> _Given problem_: List every line below containing "code".

> _Dataset content_:
Begin
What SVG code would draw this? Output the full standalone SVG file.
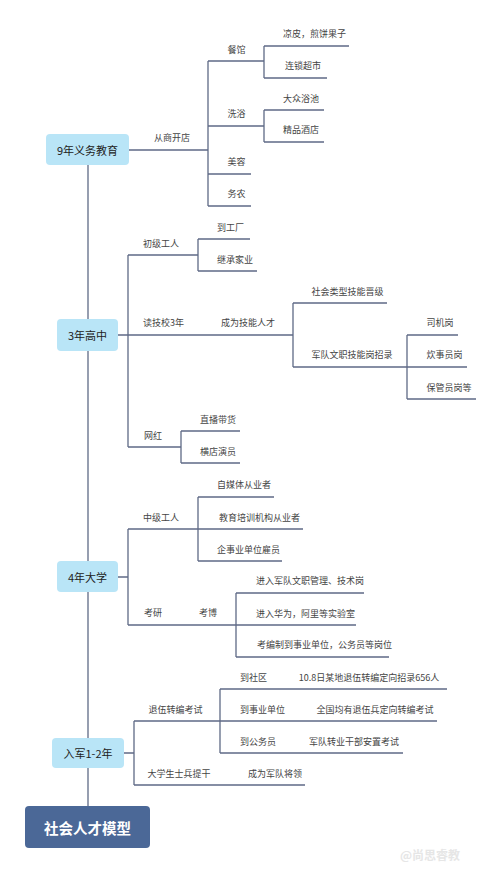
End
Begin
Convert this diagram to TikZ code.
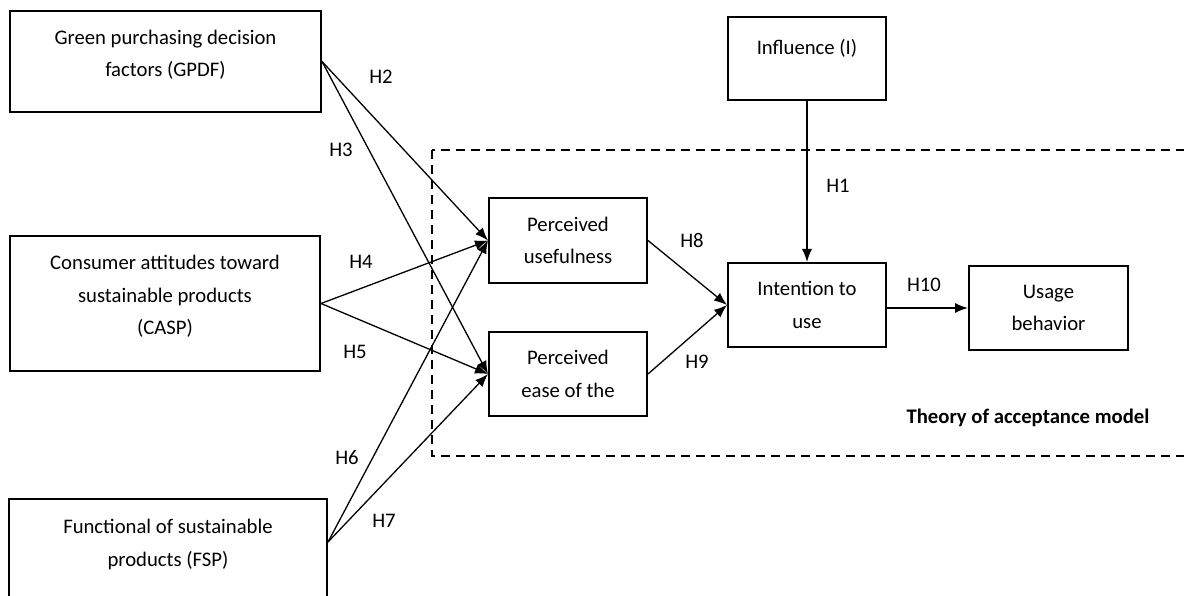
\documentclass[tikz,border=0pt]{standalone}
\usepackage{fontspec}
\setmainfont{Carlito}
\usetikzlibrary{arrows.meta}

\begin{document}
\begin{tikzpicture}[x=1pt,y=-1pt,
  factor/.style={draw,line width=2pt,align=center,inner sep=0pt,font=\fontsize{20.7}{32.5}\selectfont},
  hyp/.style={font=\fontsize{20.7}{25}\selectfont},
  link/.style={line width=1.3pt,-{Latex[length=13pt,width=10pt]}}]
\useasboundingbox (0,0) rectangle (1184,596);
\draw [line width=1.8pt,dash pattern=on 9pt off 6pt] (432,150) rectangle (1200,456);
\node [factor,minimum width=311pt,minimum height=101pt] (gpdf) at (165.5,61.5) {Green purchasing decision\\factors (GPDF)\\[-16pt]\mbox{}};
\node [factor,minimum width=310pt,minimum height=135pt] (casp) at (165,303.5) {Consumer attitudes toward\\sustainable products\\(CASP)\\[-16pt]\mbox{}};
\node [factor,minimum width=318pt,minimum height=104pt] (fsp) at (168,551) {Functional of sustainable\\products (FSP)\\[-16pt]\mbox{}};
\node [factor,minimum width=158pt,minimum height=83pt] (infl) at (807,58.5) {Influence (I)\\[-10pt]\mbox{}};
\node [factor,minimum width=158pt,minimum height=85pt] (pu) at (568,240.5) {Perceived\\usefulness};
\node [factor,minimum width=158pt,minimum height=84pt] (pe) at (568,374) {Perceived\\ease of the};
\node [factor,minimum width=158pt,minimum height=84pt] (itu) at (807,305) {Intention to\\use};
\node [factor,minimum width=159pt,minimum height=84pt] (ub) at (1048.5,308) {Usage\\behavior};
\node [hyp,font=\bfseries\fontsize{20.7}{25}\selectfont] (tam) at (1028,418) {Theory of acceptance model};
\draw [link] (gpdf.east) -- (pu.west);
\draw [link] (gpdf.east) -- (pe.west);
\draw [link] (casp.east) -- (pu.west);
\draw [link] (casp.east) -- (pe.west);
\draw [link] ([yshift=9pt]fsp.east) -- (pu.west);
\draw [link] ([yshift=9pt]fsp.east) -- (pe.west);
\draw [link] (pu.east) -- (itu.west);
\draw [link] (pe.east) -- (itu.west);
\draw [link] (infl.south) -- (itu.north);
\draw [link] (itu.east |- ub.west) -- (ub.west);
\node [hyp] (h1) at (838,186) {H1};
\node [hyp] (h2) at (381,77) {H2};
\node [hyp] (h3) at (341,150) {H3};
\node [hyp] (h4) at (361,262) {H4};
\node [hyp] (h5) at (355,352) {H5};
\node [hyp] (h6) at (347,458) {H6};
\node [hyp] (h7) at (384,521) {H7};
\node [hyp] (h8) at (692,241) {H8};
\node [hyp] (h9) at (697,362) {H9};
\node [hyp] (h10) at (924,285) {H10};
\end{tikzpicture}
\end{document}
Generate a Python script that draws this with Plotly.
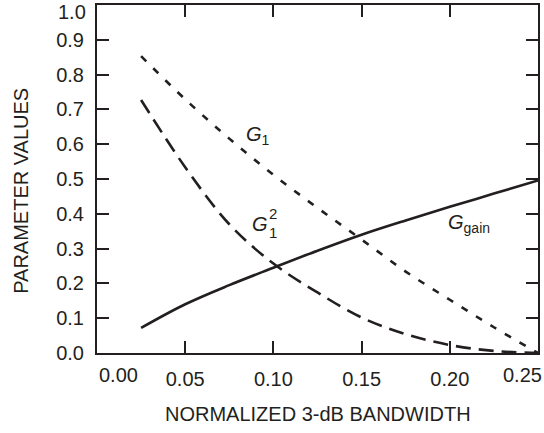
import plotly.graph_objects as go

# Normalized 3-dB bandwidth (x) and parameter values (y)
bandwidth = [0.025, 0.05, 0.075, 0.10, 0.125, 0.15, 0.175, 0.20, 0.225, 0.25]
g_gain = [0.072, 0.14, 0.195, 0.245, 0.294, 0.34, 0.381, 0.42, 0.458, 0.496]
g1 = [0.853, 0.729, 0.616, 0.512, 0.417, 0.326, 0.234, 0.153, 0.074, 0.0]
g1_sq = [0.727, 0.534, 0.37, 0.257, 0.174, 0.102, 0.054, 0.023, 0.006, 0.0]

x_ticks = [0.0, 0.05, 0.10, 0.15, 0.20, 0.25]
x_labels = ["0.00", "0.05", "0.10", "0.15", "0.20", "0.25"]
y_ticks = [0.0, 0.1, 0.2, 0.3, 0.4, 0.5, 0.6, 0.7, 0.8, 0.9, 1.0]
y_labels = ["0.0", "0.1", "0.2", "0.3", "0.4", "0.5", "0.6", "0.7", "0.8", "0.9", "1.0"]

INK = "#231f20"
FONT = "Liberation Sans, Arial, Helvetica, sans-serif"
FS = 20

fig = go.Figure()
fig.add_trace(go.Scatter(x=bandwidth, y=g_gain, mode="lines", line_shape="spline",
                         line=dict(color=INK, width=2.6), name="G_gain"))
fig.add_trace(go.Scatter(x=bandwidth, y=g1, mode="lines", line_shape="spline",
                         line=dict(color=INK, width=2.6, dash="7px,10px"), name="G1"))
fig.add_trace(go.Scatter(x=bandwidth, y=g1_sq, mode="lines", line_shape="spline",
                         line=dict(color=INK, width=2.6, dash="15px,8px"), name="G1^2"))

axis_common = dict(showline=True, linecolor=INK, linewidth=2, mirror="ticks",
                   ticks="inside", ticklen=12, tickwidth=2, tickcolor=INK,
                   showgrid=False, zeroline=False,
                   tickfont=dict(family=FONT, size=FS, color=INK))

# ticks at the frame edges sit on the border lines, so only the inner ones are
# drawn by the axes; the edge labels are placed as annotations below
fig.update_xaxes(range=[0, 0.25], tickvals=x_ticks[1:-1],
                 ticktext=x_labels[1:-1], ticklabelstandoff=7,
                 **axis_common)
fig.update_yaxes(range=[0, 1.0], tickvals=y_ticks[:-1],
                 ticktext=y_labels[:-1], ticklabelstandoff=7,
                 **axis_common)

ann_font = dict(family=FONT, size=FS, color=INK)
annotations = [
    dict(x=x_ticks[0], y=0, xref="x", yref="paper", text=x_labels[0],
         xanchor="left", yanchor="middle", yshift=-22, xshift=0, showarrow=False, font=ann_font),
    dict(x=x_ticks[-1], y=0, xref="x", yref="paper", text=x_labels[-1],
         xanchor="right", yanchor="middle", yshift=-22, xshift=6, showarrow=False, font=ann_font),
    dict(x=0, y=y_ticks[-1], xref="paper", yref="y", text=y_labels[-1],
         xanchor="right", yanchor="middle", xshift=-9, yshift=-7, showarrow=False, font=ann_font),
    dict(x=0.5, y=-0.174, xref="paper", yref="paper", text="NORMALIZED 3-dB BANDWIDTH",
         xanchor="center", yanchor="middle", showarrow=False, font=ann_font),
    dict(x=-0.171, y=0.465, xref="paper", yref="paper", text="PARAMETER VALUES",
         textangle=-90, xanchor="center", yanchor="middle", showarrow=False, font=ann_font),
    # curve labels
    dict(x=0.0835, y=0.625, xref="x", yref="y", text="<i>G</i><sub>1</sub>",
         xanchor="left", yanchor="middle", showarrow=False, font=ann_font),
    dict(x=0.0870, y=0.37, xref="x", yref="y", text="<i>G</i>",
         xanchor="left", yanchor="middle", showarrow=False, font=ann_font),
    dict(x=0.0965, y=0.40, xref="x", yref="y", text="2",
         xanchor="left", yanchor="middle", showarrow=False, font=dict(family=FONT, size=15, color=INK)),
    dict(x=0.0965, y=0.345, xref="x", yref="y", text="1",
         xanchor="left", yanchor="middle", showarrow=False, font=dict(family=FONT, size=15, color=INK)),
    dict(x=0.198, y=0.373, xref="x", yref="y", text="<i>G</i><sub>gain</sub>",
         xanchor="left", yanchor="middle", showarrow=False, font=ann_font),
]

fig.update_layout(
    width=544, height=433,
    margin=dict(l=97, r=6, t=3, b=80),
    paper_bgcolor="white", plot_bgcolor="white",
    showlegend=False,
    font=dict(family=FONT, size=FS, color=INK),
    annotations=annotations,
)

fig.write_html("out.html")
End
> _Written response_:
What SVG code would draw this? Output the full standalone SVG file.
Convert this diagram to TikZ code.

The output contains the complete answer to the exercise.